The first big question of this article revolves around how query optimizers work. You can write a query a thousand different ways that would all output the same information and might seem equivalent to you, but query optimizers are just not that smart. The search space they have to cover to effectively optimize a query is massive, longer than could ever be searched in a reasonable amount of time. Therefore, query optimizes are often collections of greedy algorithims. Sure, they will do intelligent things when they can figure them out in time, but often they just look for the ‘quick path out’ using some simple heuristics. If a query optimizer thinks a particular plan may be the fastest, it won’t necessarily spend time verifying it; it will just act. Because of this, it is very easy to trip up or hinder a query optimizer.

This brings us to nested queries. Even the best query optimizers in the best database software available have trouble with nested queries. This is because they often cannot optimize them in any reasonable manner. As we saw in the example, I took two separate queries and merged them into one. Most query optimizers are not smart enough to do this since finding such a conversion would take too long, or in computing terms would require too large a search space and near-infinite time. In fact, many query optimizers will flat out refuse to optimize nested queries if it sees them. Therefore, a general rule of thumb is to avoid nested queries as much as possible since you are essentially blocking the query optimizer from touching that part of the query. You should stick with more traditional joins as much as possible since this encourages the query optimizer to find better query paths.

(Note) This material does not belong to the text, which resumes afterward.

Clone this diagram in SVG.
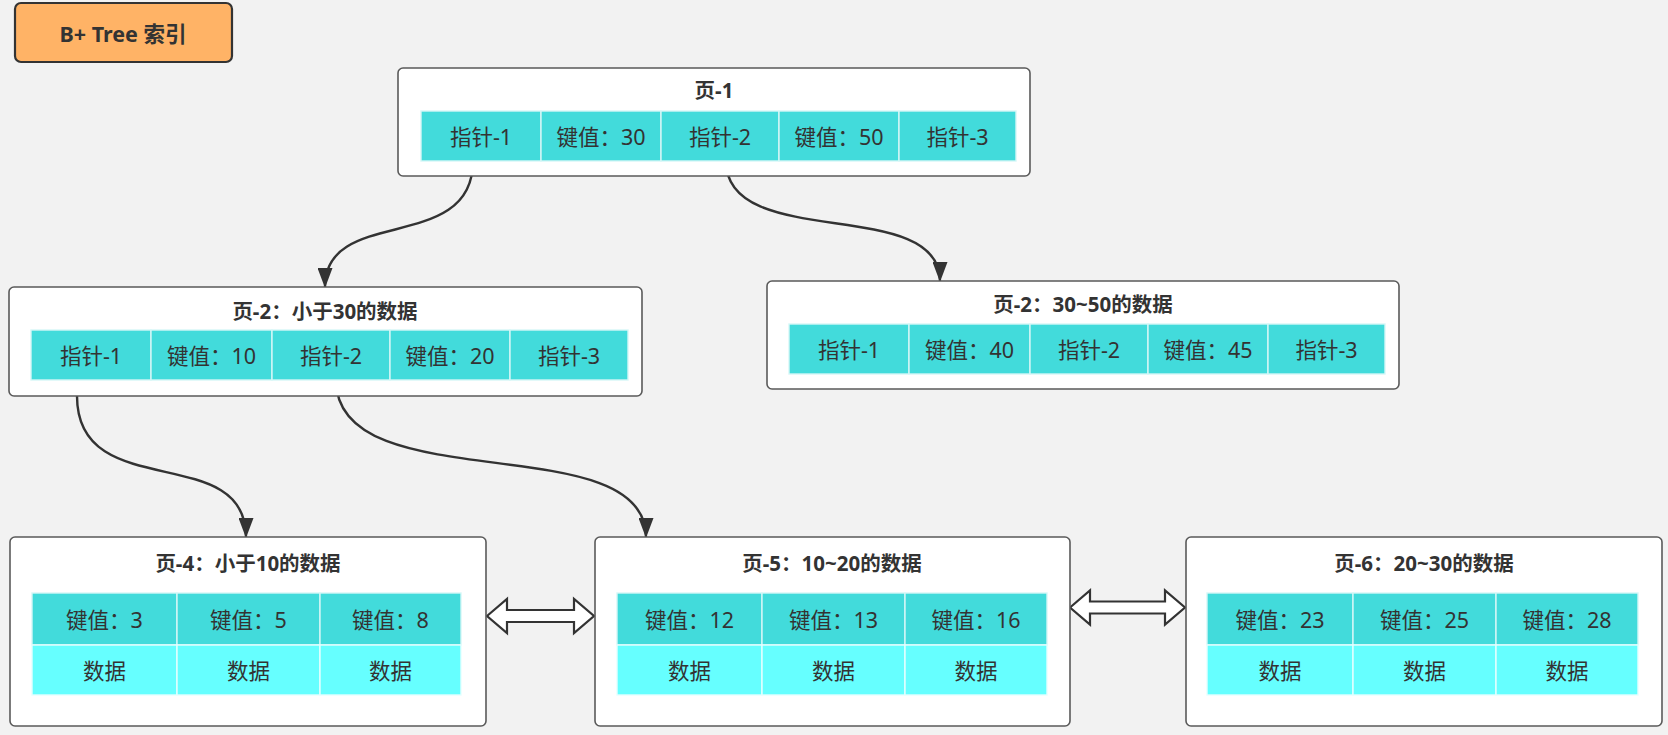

Why nested joins are really bad in MySQL

While nested queries may have been the first type of complex query I worked with, I never had serious problems with them and never spent hours reworking them to non-nested queries, until I started working in MySQL. Many nested queries you might easily write are capable of completely grinding your MySQL database to a halt under certain data conditions. MySQL has posted a list of excuses and tips (to fix your queries instead of their code) and there’s numerous forums posts, blogs, bug reports, and articles discussing the issue, but I’ll streamline it for you: MySQL does terrible things when handling nested subqueries; therefore, if you are using MySQL they should be avoided at all costs.

Note: This does not mean you should avoid the IN or NOT IN syntax, for example “WHERE id IN (1,2,3)” is just fine. The problems is when “1,2,3” is replaced with a subquery such as “SELECT …”.

But Scott, I need a nested query!

If you absolutely need a nested query, you can always perform two distinct queries in your application as such:

Set X = CallDatabase("SELECT DISTINCT widgetId FROM widgetOrders");
CallDatabase("SELECT id,name,price FROM widgets WHERE id IN ("+X+")");

As strange as it sounds to recommend two database calls over one, there are many real cases in MySQL where this will perform better than nested queries.

The Future

The problem with nested queries is that in many circumstances they will perform just fine, but change the data slightly and they can seriously harm database performance in MySQL. For example, strange things can happen if the subquery returns no records so that you end up with “WHERE id IN ()”. Many of the issues with subqueries have been logged as bug on MySQL’s support site, so it’s possible in future versions they will be safer to use. For now though, avoid them as long as you program with MySQL, lest you want to create headaches for yourself down the road.